Though the Fondation Louis Vuitton is an entity legally separate from Louis Vuitton Malletier, both are owned by LVMH, the French multinational luxury conglomerate.
“It is disheartening to realize that what we thought of as distance between the two entities doesn’t seem to be in existence, in the ways that we would have expected,” Blatchford said, referring to the Fondation and the Malletier. “There’s some hope I have that distance actually gets solidified so that Fondation Louis Vuitton could do its work in the right way.”
Blatchford said the Joan Mitchell Foundation may change its stance on commercial use of Mitchell’s artwork in the future, but this experience with Louis Vuitton has put a damper on that possibility. “What’s problematic is that opportunity to have a first commercial partnership was completely taken away,” she said.
For its part, Louis Vuitton, as a company, takes the intellectual property and protection of its own visual trademarks seriously, like its iconic logo.

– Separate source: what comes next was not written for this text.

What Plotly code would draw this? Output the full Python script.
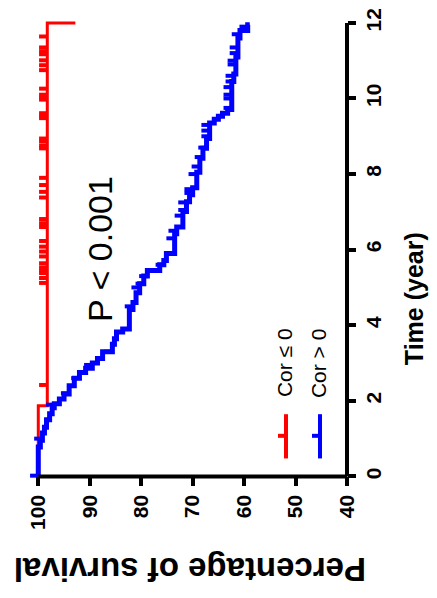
import plotly.graph_objects as go
import numpy as np

# ---------------- data ----------------
# Kaplan-Meier: Cor <= 0 (red)
red_event_times = [0.0, 1.87, 12.0]
red_surv = [100.0, 98.25, 92.8]
red_censor_times = [2.42, 5.12, 5.25, 5.38, 5.45, 5.53, 5.64, 5.82, 5.95, 6.08, 6.23,
                    6.60, 6.70, 6.81, 7.38, 7.53, 7.71, 7.90, 8.68, 8.75, 8.86, 8.94,
                    9.48, 9.53, 9.61, 9.97, 10.03, 10.10, 10.26, 10.75, 10.88, 11.01,
                    11.17, 11.25, 11.35, 11.64]

# Kaplan-Meier: Cor > 0 (blue)
blue_event_times = [0.0, 0.78, 0.96, 1.15, 1.30, 1.50, 1.66, 1.82, 1.92, 2.05, 2.18,
                    2.40, 2.60, 2.75, 2.86, 3.00, 3.12, 3.30, 3.50, 3.64, 3.82, 3.90,
                    4.42, 4.60, 4.86, 5.10, 5.30, 5.45, 5.60, 5.71, 5.90, 6.42, 6.60,
                    7.01, 7.27, 7.45, 7.64, 8.05, 8.42, 8.68, 8.94, 9.35, 9.45, 9.53,
                    9.61, 9.71, 10.45, 10.65, 11.10, 11.60, 11.80, 11.95]
blue_surv = [100.0, 99.6, 99.2, 98.8, 98.4, 97.8, 97.3, 96.9, 95.9, 95.0, 94.0,
             93.0, 92.0, 90.8, 89.5, 88.5, 87.5, 85.6, 85.2, 84.8, 83.6, 82.3,
             81.6, 81.0, 80.3, 79.5, 78.8, 76.4, 75.6, 75.1, 73.5, 73.1, 71.9,
             71.2, 70.6, 70.0, 69.2, 68.6, 68.0, 67.3, 66.7, 65.8, 65.0, 64.2,
             63.2, 62.4, 62.0, 61.6, 61.2, 60.8, 59.3, 58.9]
blue_censor_times = [0.02, 1.0, 1.9, 2.2, 2.6, 2.95, 3.3, 4.5, 5.0, 5.1, 5.3, 5.45, 5.6,
                     5.9, 6.3, 6.5, 6.9, 7.05, 7.25, 7.5, 7.6, 8.0, 8.2, 8.45, 8.7,
                     9.0, 9.15, 9.3, 9.75, 10.0, 10.1, 10.3, 10.45, 10.6, 10.9, 11.0,
                     11.2, 11.35, 11.7, 11.9]

x_ticks = [100, 90, 80, 70, 60, 50, 40]
y_ticks = [0, 2, 4, 6, 8, 10, 12]

RED = "#FF0000"
BLUE = "#0000FF"
FONT = "Liberation Sans, Arial, sans-serif"

# ---------------- layout geometry ----------------
OFF = 8                      # page body margin
W, H = 437 - OFF, 598 - OFF
ML, MR, MT, MB = 20, 90, 0, 114
PW, PH = W - ML - MR, H - MT - MB
XR = [102, 40]
YR = [-0.2, 12.182]


def px(xs, ys):
    xf, yf = xs - OFF, ys - OFF
    return (xf - ML) / PW, 1 - (yf - MT) / PH


def surv_at(times, surv, t):
    idx = np.searchsorted(times, t, side="right") - 1
    return surv[max(idx, 0)]


def censor_segments(times, surv, ctimes, length=1.6):
    xs, ys = [], []
    for ct in ctimes:
        s = surv_at(times, surv, ct)
        xs += [s, s + length, None]
        ys += [ct, ct, None]
    return xs, ys


fig = go.Figure()

for times, surv, ctimes, col, lw in [
    (red_event_times, red_surv, red_censor_times, RED, 3),
    (blue_event_times, blue_surv, blue_censor_times, BLUE, 5),
]:
    fig.add_trace(go.Scatter(x=surv, y=times, mode="lines",
                             line=dict(color=col, width=lw, shape="vh"),
                             showlegend=False, hoverinfo="skip"))
    cx, cy = censor_segments(np.array(times), surv, ctimes)
    fig.add_trace(go.Scatter(x=cx, y=cy, mode="lines",
                             line=dict(color=col, width=4),
                             showlegend=False, hoverinfo="skip"))

shapes = []
# axis lines
shapes.append(dict(type="line", xref="x", yref="y", x0=100, x1=40, y0=0, y1=0,
                   line=dict(color="black", width=4), layer="above"))
shapes.append(dict(type="line", xref="paper", yref="y", x0=1, x1=1, y0=0, y1=12,
                   line=dict(color="black", width=4), layer="above"))

# legend samples
for xc, col in [(286, RED), (320, BLUE)]:
    a = px(xc, 413); b = px(xc, 458)
    shapes.append(dict(type="line", xref="paper", yref="paper", x0=a[0], x1=b[0],
                       y0=a[1], y1=b[1], line=dict(color=col, width=4)))
    a = px(xc - 8, 435); b = px(xc, 435)
    shapes.append(dict(type="line", xref="paper", yref="paper", x0=a[0], x1=b[0],
                       y0=a[1], y1=b[1], line=dict(color=col, width=4)))

annotations = []


def ann(text, xs, ys, angle, size, bold=False):
    x, y = px(xs, ys)
    annotations.append(dict(text=text, x=x, y=y, xref="paper", yref="paper",
                            showarrow=False, textangle=angle, xanchor="center",
                            yanchor="middle",
                            font=dict(family=FONT, size=size, color="black",
                                      weight="bold" if bold else "normal")))


ann("Percentage of survival", 190, 571, 180, 33, True)
ann("Time (year)", 414, 296, -90, 25, True)
ann("P &lt; 0.001", 100, 245, -90, 34)
ann("Cor ≤ 0", 284, 361, -90, 21)
ann("Cor &gt; 0", 318, 362, -90, 21)

fig.update_layout(
    width=W, height=H,
    margin=dict(l=ML, r=MR, t=MT, b=MB, pad=0),
    paper_bgcolor="white", plot_bgcolor="white",
    shapes=shapes, annotations=annotations,
    showlegend=False,
    xaxis=dict(range=XR, tickvals=x_ticks, ticktext=[str(v) for v in x_ticks],
               showgrid=False, zeroline=False, showline=False,
               ticks="outside", ticklen=9, tickwidth=4, tickcolor="black",
               tickangle=-90, anchor="free", position=0.2 / (YR[1] - YR[0]),
               ticklabeloverflow="allow",
               tickfont=dict(family=FONT, size=21, color="black", weight="bold")),
    yaxis=dict(range=YR, tickvals=y_ticks, ticktext=[str(v) for v in y_ticks],
               side="right", showgrid=False, zeroline=False, showline=False,
               ticks="outside", ticklen=8, tickwidth=4, tickcolor="black",
               tickangle=-90, anchor="free", position=1,
               ticklabeloverflow="allow",
               tickfont=dict(family=FONT, size=21, color="black", weight="bold")),
)

fig.write_html("out.html")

Its website reads that the company has a “zero-tolerance policy” regarding counterfeiting, and its intellectual property department “initiated more than 38,000 anti-counterfeiting procedures worldwide” in 2017. The website continues, “preserving the creativity and the rights of designers, artists, and brands is vital to their long-term survival.”
Because the Capucine handbags featured in the advertisements sell for up to $10,500, Blatchford found that detail to be “incongruent” with the mission of the late artist’s foundation to support living artists, adding that “it’s shocking to us that they’re using Mitchell’s artwork for luxury in that way.”